■ **STATED GOAL**: Locate the string "this" throughout the material and copy every line in which it occurs.

■ **PROVIDED DATA**:
━━━━━━━━━━━━━━━━━━━━

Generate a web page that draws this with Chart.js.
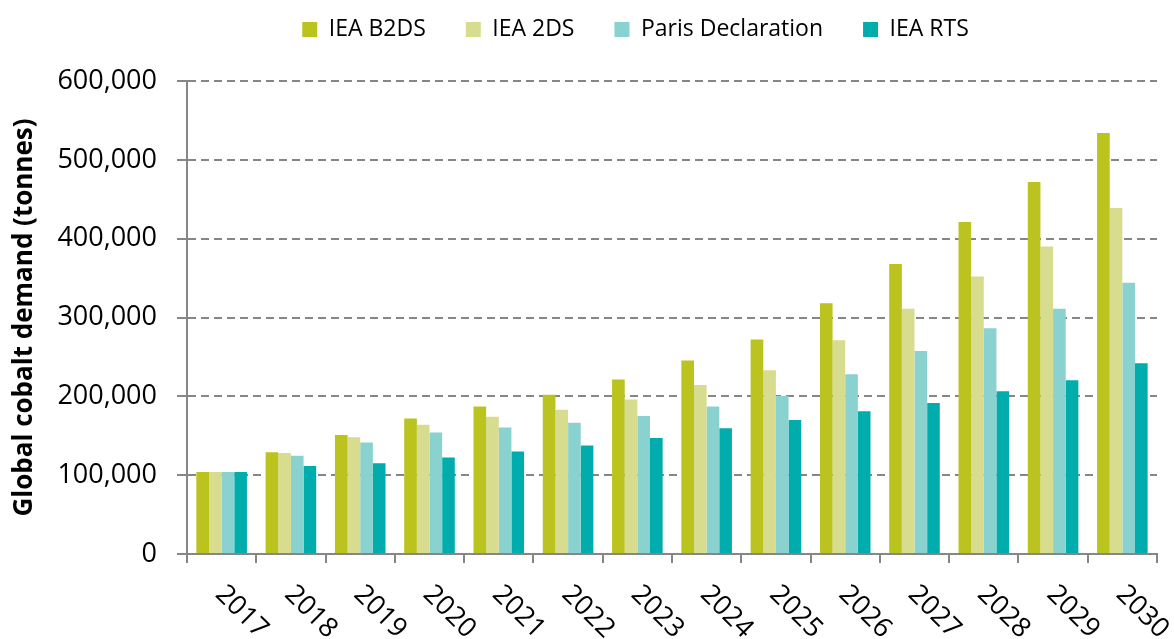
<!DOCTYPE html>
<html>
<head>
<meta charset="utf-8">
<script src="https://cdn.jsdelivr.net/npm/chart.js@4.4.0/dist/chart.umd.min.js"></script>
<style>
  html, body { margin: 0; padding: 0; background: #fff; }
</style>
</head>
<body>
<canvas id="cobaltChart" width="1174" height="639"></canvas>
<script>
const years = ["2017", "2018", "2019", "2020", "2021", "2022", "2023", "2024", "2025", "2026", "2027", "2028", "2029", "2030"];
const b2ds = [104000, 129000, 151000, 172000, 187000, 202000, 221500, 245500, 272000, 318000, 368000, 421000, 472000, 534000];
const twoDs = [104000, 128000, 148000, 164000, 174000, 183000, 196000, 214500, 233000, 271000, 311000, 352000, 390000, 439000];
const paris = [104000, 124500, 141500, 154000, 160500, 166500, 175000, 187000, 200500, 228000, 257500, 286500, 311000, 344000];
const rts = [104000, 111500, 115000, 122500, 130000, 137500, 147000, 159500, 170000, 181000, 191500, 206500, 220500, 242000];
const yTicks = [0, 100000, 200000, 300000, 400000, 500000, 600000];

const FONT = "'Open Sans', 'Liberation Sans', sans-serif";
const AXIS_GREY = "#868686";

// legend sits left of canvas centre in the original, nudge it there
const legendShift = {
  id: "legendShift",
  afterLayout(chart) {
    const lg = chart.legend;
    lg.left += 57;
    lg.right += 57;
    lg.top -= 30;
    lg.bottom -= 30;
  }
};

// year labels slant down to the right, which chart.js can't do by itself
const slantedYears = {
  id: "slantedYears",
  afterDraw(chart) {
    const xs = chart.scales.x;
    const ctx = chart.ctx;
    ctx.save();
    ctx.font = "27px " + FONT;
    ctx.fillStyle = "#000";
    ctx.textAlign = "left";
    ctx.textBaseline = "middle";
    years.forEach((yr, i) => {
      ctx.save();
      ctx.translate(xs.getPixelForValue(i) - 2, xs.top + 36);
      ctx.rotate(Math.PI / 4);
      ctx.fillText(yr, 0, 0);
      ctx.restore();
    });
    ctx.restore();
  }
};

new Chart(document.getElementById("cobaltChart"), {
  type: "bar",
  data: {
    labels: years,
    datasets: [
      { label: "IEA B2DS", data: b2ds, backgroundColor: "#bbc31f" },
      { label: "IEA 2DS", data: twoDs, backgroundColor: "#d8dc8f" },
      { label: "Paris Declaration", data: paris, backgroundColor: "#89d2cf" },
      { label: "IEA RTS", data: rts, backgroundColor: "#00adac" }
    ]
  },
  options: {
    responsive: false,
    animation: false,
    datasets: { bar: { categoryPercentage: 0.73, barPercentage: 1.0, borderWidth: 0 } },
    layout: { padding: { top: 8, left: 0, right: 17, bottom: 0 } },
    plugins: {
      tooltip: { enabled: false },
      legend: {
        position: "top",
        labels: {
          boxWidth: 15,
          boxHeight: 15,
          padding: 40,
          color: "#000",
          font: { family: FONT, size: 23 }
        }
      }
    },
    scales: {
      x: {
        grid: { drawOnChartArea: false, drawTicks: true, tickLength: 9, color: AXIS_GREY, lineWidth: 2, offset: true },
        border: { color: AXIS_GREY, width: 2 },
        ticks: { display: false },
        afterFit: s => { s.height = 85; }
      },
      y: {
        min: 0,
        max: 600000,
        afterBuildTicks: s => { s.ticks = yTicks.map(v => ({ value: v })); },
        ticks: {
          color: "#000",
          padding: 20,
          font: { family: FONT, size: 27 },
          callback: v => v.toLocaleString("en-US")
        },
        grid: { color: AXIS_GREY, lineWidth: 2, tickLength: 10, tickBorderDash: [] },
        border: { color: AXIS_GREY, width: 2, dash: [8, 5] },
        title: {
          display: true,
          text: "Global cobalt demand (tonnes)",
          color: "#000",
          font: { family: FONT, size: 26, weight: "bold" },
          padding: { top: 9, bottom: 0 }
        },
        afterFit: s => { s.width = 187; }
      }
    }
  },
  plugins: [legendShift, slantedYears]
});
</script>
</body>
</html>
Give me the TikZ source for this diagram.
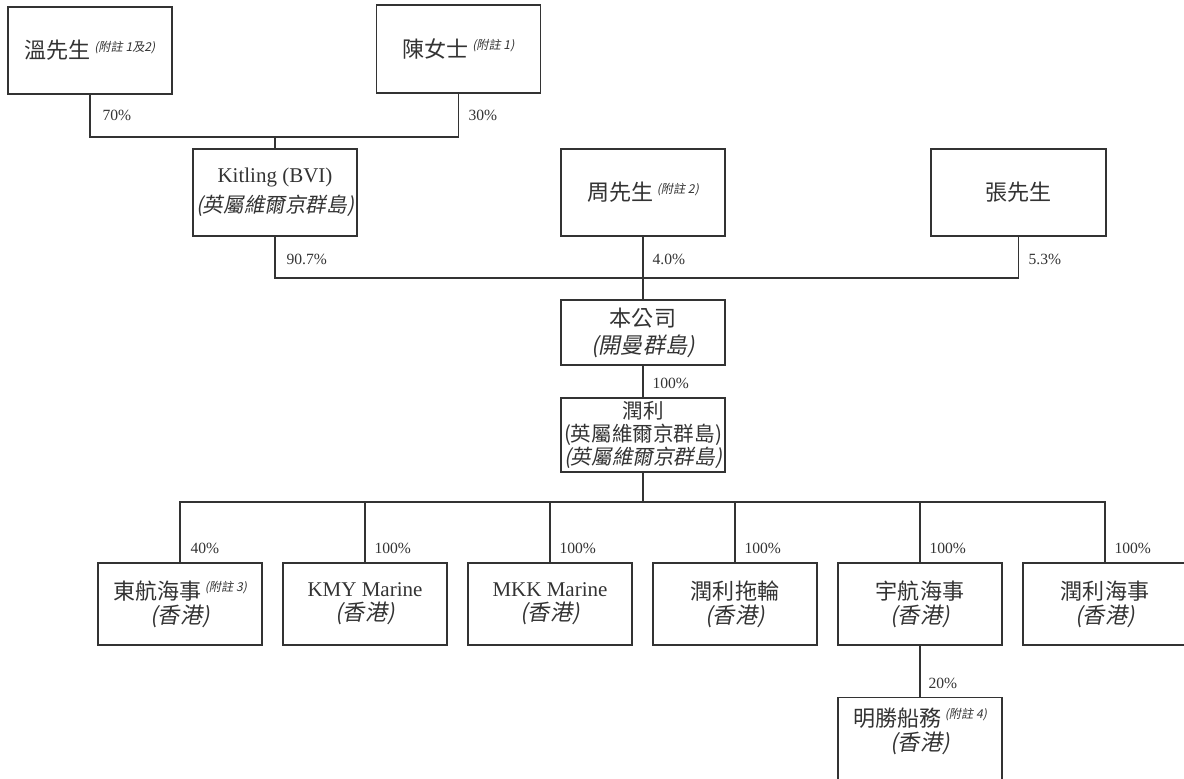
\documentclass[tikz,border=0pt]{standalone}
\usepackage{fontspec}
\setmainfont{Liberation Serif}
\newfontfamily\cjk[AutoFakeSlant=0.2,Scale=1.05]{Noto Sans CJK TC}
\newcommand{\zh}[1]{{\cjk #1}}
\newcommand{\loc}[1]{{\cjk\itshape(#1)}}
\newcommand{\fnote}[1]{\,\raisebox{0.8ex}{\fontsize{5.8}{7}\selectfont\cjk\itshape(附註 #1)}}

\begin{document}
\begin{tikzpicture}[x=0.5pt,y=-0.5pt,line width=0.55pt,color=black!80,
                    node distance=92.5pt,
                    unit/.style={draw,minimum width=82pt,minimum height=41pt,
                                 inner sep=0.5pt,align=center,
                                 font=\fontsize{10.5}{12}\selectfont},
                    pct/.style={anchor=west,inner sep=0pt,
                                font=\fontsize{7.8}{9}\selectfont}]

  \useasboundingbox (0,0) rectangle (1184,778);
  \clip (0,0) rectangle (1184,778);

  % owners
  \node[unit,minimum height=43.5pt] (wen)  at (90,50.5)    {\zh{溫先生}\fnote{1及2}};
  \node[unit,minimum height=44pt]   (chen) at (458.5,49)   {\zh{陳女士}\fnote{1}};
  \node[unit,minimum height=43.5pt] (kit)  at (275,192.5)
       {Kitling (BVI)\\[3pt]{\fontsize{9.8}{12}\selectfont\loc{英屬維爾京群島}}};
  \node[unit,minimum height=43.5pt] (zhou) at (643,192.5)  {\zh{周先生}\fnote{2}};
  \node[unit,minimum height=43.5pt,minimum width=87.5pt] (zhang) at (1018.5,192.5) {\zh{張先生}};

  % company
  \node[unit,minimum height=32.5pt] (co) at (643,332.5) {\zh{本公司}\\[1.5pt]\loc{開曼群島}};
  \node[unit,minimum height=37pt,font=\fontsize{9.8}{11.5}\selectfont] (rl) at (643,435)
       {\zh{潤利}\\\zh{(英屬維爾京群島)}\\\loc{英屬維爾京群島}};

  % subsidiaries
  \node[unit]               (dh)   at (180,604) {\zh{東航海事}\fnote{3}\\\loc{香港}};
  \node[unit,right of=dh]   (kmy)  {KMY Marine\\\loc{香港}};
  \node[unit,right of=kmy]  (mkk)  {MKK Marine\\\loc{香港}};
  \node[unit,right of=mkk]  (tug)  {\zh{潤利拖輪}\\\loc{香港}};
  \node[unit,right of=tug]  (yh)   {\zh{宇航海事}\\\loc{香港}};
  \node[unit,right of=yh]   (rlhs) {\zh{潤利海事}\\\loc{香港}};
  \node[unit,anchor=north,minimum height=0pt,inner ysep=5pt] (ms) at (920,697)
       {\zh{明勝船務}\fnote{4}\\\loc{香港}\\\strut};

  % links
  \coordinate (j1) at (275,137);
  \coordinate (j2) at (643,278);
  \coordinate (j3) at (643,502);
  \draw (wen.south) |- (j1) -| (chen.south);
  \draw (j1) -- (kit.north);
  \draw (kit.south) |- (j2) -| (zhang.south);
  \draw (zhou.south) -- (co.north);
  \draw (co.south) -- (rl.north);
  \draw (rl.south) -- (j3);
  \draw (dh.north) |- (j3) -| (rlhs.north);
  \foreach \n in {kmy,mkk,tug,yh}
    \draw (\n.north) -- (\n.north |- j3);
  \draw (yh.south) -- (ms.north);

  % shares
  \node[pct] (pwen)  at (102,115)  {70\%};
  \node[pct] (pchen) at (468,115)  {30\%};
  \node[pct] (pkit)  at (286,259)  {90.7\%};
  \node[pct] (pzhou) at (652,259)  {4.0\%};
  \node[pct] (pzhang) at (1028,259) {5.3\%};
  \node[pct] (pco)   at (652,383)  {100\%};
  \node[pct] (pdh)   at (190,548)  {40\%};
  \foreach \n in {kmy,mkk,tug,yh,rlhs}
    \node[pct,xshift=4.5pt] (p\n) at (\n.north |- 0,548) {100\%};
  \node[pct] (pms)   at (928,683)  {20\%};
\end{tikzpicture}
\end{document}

━━━━━━━━━━━━━━━━━━━━

■ **TASK RESULT**:
Generate a web page that draws this with Chart.js.
Give me the TikZ source for this diagram.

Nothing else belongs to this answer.